Available data —
* Begin *
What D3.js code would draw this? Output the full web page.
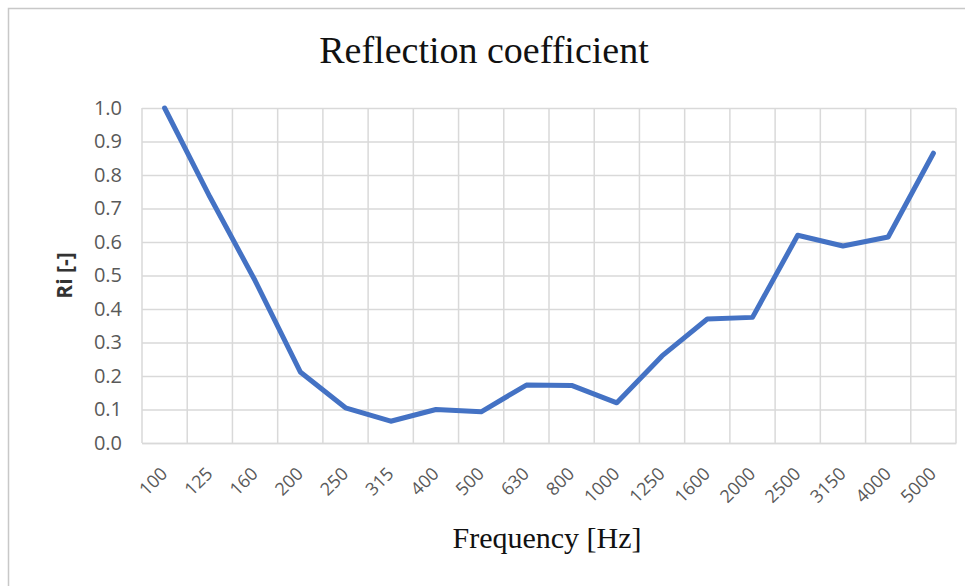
<!DOCTYPE html>
<html>
<head>
<meta charset="utf-8">
<script src="https://cdn.jsdelivr.net/npm/d3@7"></script>
<style>
  html, body { margin: 0; padding: 0; background: #fff; }
  svg { display: block; }
</style>
</head>
<body>
<svg id="chart" width="965" height="586"></svg>
<script>
// Third-octave band centre frequencies (Hz)
const frequencies = ["100","125","160","200","250","315","400","500","630","800",
                     "1000","1250","1600","2000","2500","3150","4000","5000"];
// Reflection coefficient Ri per band
const reflection = [1.0, 0.735, 0.485, 0.212, 0.105, 0.065, 0.10, 0.093, 0.173, 0.172,
                    0.12, 0.26, 0.37, 0.375, 0.62, 0.588, 0.615, 0.865];
const yTicks = [0, 0.1, 0.2, 0.3, 0.4, 0.5, 0.6, 0.7, 0.8, 0.9, 1.0];

const svg = d3.select("#chart");
const W = 965, H = 586;
const plot = { left: 142, right: 956, top: 108, bottom: 443 };
const sans = "'Open Sans', 'DejaVu Sans', sans-serif";
const serif = "'Liberation Serif', 'Times New Roman', serif";

// chart frame
svg.append("rect")
  .attr("x", 8.5).attr("y", 8.5)
  .attr("width", W + 10).attr("height", H + 10)
  .attr("fill", "#fff").attr("stroke", "#c8c8c8").attr("stroke-width", 1.5);

const x = d3.scaleBand().domain(frequencies).range([plot.left, plot.right]).paddingInner(0).paddingOuter(0);
const y = d3.scaleLinear().domain([0, 1]).range([plot.bottom, plot.top]);

// horizontal gridlines + y tick labels
const yAxis = d3.axisLeft(y).tickValues(yTicks).tickFormat(d3.format(".1f"))
  .tickSize(-(plot.right - plot.left)).tickPadding(20);
const gy = svg.append("g").attr("transform", `translate(${plot.left},0)`).call(yAxis);
gy.select(".domain").remove();
gy.selectAll(".tick line").attr("stroke", "#d9d9d9").attr("stroke-width", 1.5);
gy.selectAll(".tick text")
  .attr("fill", "#595959")
  .style("font-family", sans)
  .style("font-size", "20px");

// vertical gridlines at category boundaries
const bounds = frequencies.map(f => x(f)).concat([plot.right]);
svg.append("g").selectAll("line").data(bounds).join("line")
  .attr("x1", d => d).attr("x2", d => d)
  .attr("y1", plot.top).attr("y2", plot.bottom)
  .attr("stroke", "#d9d9d9").attr("stroke-width", 1.5);

// x tick labels (rotated)
const xAxis = d3.axisBottom(x).tickSize(0).tickPadding(0);
const gx = svg.append("g").attr("transform", `translate(0,${plot.bottom})`).call(xAxis);
gx.select(".domain").attr("stroke", "#d9d9d9").attr("stroke-width", 1.5);
gx.selectAll(".tick text")
  .attr("fill", "#595959")
  .style("font-family", sans)
  .style("font-size", "18px")
  .attr("text-anchor", "end")
  .attr("dy", "0")
  .attr("transform", "translate(4,32) rotate(-45)");

// data line
const line = d3.line()
  .x((d, i) => x(frequencies[i]) + x.bandwidth() / 2)
  .y(d => y(d));
svg.append("path")
  .datum(reflection)
  .attr("d", line)
  .attr("fill", "none")
  .attr("stroke", "#4472C4")
  .attr("stroke-width", 5)
  .attr("stroke-linejoin", "round")
  .attr("stroke-linecap", "round");

// title
svg.append("text")
  .attr("x", 484).attr("y", 63)
  .attr("text-anchor", "middle")
  .style("font-family", serif)
  .style("font-size", "38px")
  .attr("fill", "#111")
  .text("Reflection coefficient");

// axis titles
svg.append("text")
  .attr("transform", `translate(72,${(plot.top + plot.bottom) / 2}) rotate(-90)`)
  .attr("text-anchor", "middle")
  .style("font-family", sans)
  .style("font-size", "21px")
  .style("font-weight", "bold")
  .attr("fill", "#333")
  .text("Ri [-]");

svg.append("text")
  .attr("x", 547).attr("y", 548)
  .attr("text-anchor", "middle")
  .style("font-family", serif)
  .style("font-size", "30px")
  .attr("fill", "#111")
  .text("Frequency [Hz]");
</script>
</body>
</html>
* End *
Task goal —
Return the material line for line, from its beginning to the line that contains "0.8, 0.9, 1.0];", with the pictures left out.

Response —
What D3.js code would draw this? Output the full web page.
<!DOCTYPE html>
<html>
<head>
<meta charset="utf-8">
<script src="https://cdn.jsdelivr.net/npm/d3@7"></script>
<style>
  html, body { margin: 0; padding: 0; background: #fff; }
  svg { display: block; }
</style>
</head>
<body>
<svg id="chart" width="965" height="586"></svg>
<script>
// Third-octave band centre frequencies (Hz)
const frequencies = ["100","125","160","200","250","315","400","500","630","800",
                     "1000","1250","1600","2000","2500","3150","4000","5000"];
// Reflection coefficient Ri per band
const reflection = [1.0, 0.735, 0.485, 0.212, 0.105, 0.065, 0.10, 0.093, 0.173, 0.172,
                    0.12, 0.26, 0.37, 0.375, 0.62, 0.588, 0.615, 0.865];
const yTicks = [0, 0.1, 0.2, 0.3, 0.4, 0.5, 0.6, 0.7, 0.8, 0.9, 1.0];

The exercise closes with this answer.